___ STORED DATA ___

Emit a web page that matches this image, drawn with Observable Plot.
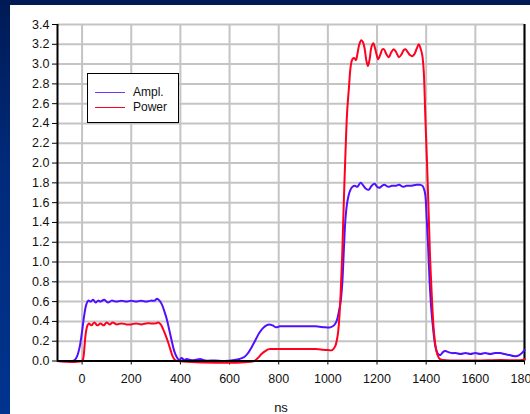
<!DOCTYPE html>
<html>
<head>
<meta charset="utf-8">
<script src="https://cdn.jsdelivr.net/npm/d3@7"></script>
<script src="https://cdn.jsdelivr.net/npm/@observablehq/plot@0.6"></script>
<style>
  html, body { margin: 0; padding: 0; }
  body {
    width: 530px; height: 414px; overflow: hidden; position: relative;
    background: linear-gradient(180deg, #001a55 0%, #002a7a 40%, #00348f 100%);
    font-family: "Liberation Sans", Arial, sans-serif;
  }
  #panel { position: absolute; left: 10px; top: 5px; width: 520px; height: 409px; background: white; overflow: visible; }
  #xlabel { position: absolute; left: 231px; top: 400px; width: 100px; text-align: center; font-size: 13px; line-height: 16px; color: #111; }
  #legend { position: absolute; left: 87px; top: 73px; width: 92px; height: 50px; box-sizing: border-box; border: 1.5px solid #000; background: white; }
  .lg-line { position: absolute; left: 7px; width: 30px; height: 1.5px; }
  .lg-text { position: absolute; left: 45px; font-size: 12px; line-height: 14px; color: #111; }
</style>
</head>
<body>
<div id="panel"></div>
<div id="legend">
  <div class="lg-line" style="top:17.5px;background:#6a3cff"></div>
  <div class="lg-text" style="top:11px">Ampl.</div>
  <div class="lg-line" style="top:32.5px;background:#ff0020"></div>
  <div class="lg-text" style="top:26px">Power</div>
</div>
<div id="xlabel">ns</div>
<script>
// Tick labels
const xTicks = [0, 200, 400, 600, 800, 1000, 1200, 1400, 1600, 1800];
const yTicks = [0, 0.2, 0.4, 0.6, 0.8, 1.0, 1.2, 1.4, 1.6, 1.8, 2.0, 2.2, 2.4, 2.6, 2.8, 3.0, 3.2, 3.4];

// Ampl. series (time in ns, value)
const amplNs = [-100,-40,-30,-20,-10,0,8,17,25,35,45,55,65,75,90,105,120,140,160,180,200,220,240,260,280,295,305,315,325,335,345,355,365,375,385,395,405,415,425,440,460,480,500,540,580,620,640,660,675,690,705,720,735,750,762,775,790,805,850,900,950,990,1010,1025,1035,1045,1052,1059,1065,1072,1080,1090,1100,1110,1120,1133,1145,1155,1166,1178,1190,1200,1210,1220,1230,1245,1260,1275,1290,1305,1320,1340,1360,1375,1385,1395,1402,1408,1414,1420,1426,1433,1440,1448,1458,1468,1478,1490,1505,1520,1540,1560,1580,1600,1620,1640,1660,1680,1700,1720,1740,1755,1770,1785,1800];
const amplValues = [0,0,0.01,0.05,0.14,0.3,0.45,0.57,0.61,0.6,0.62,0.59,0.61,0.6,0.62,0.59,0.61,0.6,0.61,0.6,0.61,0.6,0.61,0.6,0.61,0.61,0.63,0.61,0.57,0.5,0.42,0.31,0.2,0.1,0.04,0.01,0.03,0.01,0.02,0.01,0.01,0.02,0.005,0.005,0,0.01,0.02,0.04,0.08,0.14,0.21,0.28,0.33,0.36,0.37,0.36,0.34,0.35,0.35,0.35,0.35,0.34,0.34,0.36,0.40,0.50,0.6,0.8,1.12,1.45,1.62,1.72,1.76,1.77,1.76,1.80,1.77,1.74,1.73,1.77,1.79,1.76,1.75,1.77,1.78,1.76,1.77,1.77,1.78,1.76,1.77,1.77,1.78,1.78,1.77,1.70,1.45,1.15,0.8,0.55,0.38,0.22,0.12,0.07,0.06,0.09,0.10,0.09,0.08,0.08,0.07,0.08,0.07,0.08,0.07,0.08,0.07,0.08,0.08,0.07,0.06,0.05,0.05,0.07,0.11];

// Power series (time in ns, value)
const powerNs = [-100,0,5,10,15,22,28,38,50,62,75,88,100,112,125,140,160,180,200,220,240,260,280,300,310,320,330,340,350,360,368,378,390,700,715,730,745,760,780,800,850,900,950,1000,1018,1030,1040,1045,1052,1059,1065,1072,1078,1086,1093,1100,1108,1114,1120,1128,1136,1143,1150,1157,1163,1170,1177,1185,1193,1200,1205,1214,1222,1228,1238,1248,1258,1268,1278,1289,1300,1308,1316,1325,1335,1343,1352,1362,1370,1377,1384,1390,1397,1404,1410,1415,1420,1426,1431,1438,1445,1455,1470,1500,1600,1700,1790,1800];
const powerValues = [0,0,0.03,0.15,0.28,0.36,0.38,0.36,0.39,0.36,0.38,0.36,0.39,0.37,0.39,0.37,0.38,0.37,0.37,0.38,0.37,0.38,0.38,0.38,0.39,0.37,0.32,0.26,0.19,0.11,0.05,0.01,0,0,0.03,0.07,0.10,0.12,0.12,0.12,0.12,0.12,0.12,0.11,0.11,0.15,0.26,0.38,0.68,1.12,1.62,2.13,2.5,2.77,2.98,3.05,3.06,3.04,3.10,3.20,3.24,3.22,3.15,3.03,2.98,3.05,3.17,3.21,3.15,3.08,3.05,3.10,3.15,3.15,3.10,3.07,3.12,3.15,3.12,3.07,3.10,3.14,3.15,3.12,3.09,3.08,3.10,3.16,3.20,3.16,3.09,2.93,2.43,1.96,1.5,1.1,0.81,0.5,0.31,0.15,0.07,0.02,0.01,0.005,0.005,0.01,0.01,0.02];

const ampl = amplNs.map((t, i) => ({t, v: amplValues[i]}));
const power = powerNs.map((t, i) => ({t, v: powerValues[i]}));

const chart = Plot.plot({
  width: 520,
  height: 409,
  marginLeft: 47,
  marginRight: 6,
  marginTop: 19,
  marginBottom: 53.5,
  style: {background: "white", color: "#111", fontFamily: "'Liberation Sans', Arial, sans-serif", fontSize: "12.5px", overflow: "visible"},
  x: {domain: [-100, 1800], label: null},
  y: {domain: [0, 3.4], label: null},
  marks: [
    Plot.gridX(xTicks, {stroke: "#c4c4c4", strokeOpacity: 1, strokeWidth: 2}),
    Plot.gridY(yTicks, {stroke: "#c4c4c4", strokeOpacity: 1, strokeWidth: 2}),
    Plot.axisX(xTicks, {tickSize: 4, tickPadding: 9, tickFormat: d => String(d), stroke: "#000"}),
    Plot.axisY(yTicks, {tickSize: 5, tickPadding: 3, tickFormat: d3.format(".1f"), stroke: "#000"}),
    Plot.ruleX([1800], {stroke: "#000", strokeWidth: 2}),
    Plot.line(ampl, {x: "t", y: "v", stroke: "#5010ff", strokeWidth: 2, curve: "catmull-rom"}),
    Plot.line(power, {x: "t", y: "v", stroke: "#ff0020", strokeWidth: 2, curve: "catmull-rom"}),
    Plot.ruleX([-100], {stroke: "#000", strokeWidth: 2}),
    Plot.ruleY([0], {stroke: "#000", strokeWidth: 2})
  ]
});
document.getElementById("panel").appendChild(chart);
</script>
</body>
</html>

___

* INSTRUCTIONS TO FOLLOW *
Images in the data above are to be skipped. Retype all other material exactly.

* EXERCISE ANSWER *
Emit a web page that matches this image, drawn with Observable Plot.
<!DOCTYPE html>
<html>
<head>
<meta charset="utf-8">
<script src="https://cdn.jsdelivr.net/npm/d3@7"></script>
<script src="https://cdn.jsdelivr.net/npm/@observablehq/plot@0.6"></script>
<style>
  html, body { margin: 0; padding: 0; }
  body {
    width: 530px; height: 414px; overflow: hidden; position: relative;
    background: linear-gradient(180deg, #001a55 0%, #002a7a 40%, #00348f 100%);
    font-family: "Liberation Sans", Arial, sans-serif;
  }
  #panel { position: absolute; left: 10px; top: 5px; width: 520px; height: 409px; background: white; overflow: visible; }
  #xlabel { position: absolute; left: 231px; top: 400px; width: 100px; text-align: center; font-size: 13px; line-height: 16px; color: #111; }
  #legend { position: absolute; left: 87px; top: 73px; width: 92px; height: 50px; box-sizing: border-box; border: 1.5px solid #000; background: white; }
  .lg-line { position: absolute; left: 7px; width: 30px; height: 1.5px; }
  .lg-text { position: absolute; left: 45px; font-size: 12px; line-height: 14px; color: #111; }
</style>
</head>
<body>
<div id="panel"></div>
<div id="legend">
  <div class="lg-line" style="top:17.5px;background:#6a3cff"></div>
  <div class="lg-text" style="top:11px">Ampl.</div>
  <div class="lg-line" style="top:32.5px;background:#ff0020"></div>
  <div class="lg-text" style="top:26px">Power</div>
</div>
<div id="xlabel">ns</div>
<script>
// Tick labels
const xTicks = [0, 200, 400, 600, 800, 1000, 1200, 1400, 1600, 1800];
const yTicks = [0, 0.2, 0.4, 0.6, 0.8, 1.0, 1.2, 1.4, 1.6, 1.8, 2.0, 2.2, 2.4, 2.6, 2.8, 3.0, 3.2, 3.4];

// Ampl. series (time in ns, value)
const amplNs = [-100,-40,-30,-20,-10,0,8,17,25,35,45,55,65,75,90,105,120,140,160,180,200,220,240,260,280,295,305,315,325,335,345,355,365,375,385,395,405,415,425,440,460,480,500,540,580,620,640,660,675,690,705,720,735,750,762,775,790,805,850,900,950,990,1010,1025,1035,1045,1052,1059,1065,1072,1080,1090,1100,1110,1120,1133,1145,1155,1166,1178,1190,1200,1210,1220,1230,1245,1260,1275,1290,1305,1320,1340,1360,1375,1385,1395,1402,1408,1414,1420,1426,1433,1440,1448,1458,1468,1478,1490,1505,1520,1540,1560,1580,1600,1620,1640,1660,1680,1700,1720,1740,1755,1770,1785,1800];
const amplValues = [0,0,0.01,0.05,0.14,0.3,0.45,0.57,0.61,0.6,0.62,0.59,0.61,0.6,0.62,0.59,0.61,0.6,0.61,0.6,0.61,0.6,0.61,0.6,0.61,0.61,0.63,0.61,0.57,0.5,0.42,0.31,0.2,0.1,0.04,0.01,0.03,0.01,0.02,0.01,0.01,0.02,0.005,0.005,0,0.01,0.02,0.04,0.08,0.14,0.21,0.28,0.33,0.36,0.37,0.36,0.34,0.35,0.35,0.35,0.35,0.34,0.34,0.36,0.40,0.50,0.6,0.8,1.12,1.45,1.62,1.72,1.76,1.77,1.76,1.80,1.77,1.74,1.73,1.77,1.79,1.76,1.75,1.77,1.78,1.76,1.77,1.77,1.78,1.76,1.77,1.77,1.78,1.78,1.77,1.70,1.45,1.15,0.8,0.55,0.38,0.22,0.12,0.07,0.06,0.09,0.10,0.09,0.08,0.08,0.07,0.08,0.07,0.08,0.07,0.08,0.07,0.08,0.08,0.07,0.06,0.05,0.05,0.07,0.11];

// Power series (time in ns, value)
const powerNs = [-100,0,5,10,15,22,28,38,50,62,75,88,100,112,125,140,160,180,200,220,240,260,280,300,310,320,330,340,350,360,368,378,390,700,715,730,745,760,780,800,850,900,950,1000,1018,1030,1040,1045,1052,1059,1065,1072,1078,1086,1093,1100,1108,1114,1120,1128,1136,1143,1150,1157,1163,1170,1177,1185,1193,1200,1205,1214,1222,1228,1238,1248,1258,1268,1278,1289,1300,1308,1316,1325,1335,1343,1352,1362,1370,1377,1384,1390,1397,1404,1410,1415,1420,1426,1431,1438,1445,1455,1470,1500,1600,1700,1790,1800];
const powerValues = [0,0,0.03,0.15,0.28,0.36,0.38,0.36,0.39,0.36,0.38,0.36,0.39,0.37,0.39,0.37,0.38,0.37,0.37,0.38,0.37,0.38,0.38,0.38,0.39,0.37,0.32,0.26,0.19,0.11,0.05,0.01,0,0,0.03,0.07,0.10,0.12,0.12,0.12,0.12,0.12,0.12,0.11,0.11,0.15,0.26,0.38,0.68,1.12,1.62,2.13,2.5,2.77,2.98,3.05,3.06,3.04,3.10,3.20,3.24,3.22,3.15,3.03,2.98,3.05,3.17,3.21,3.15,3.08,3.05,3.10,3.15,3.15,3.10,3.07,3.12,3.15,3.12,3.07,3.10,3.14,3.15,3.12,3.09,3.08,3.10,3.16,3.20,3.16,3.09,2.93,2.43,1.96,1.5,1.1,0.81,0.5,0.31,0.15,0.07,0.02,0.01,0.005,0.005,0.01,0.01,0.02];

const ampl = amplNs.map((t, i) => ({t, v: amplValues[i]}));
const power = powerNs.map((t, i) => ({t, v: powerValues[i]}));

const chart = Plot.plot({
  width: 520,
  height: 409,
  marginLeft: 47,
  marginRight: 6,
  marginTop: 19,
  marginBottom: 53.5,
  style: {background: "white", color: "#111", fontFamily: "'Liberation Sans', Arial, sans-serif", fontSize: "12.5px", overflow: "visible"},
  x: {domain: [-100, 1800], label: null},
  y: {domain: [0, 3.4], label: null},
  marks: [
    Plot.gridX(xTicks, {stroke: "#c4c4c4", strokeOpacity: 1, strokeWidth: 2}),
    Plot.gridY(yTicks, {stroke: "#c4c4c4", strokeOpacity: 1, strokeWidth: 2}),
    Plot.axisX(xTicks, {tickSize: 4, tickPadding: 9, tickFormat: d => String(d), stroke: "#000"}),
    Plot.axisY(yTicks, {tickSize: 5, tickPadding: 3, tickFormat: d3.format(".1f"), stroke: "#000"}),
    Plot.ruleX([1800], {stroke: "#000", strokeWidth: 2}),
    Plot.line(ampl, {x: "t", y: "v", stroke: "#5010ff", strokeWidth: 2, curve: "catmull-rom"}),
    Plot.line(power, {x: "t", y: "v", stroke: "#ff0020", strokeWidth: 2, curve: "catmull-rom"}),
    Plot.ruleX([-100], {stroke: "#000", strokeWidth: 2}),
    Plot.ruleY([0], {stroke: "#000", strokeWidth: 2})
  ]
});
document.getElementById("panel").appendChild(chart);
</script>
</body>
</html>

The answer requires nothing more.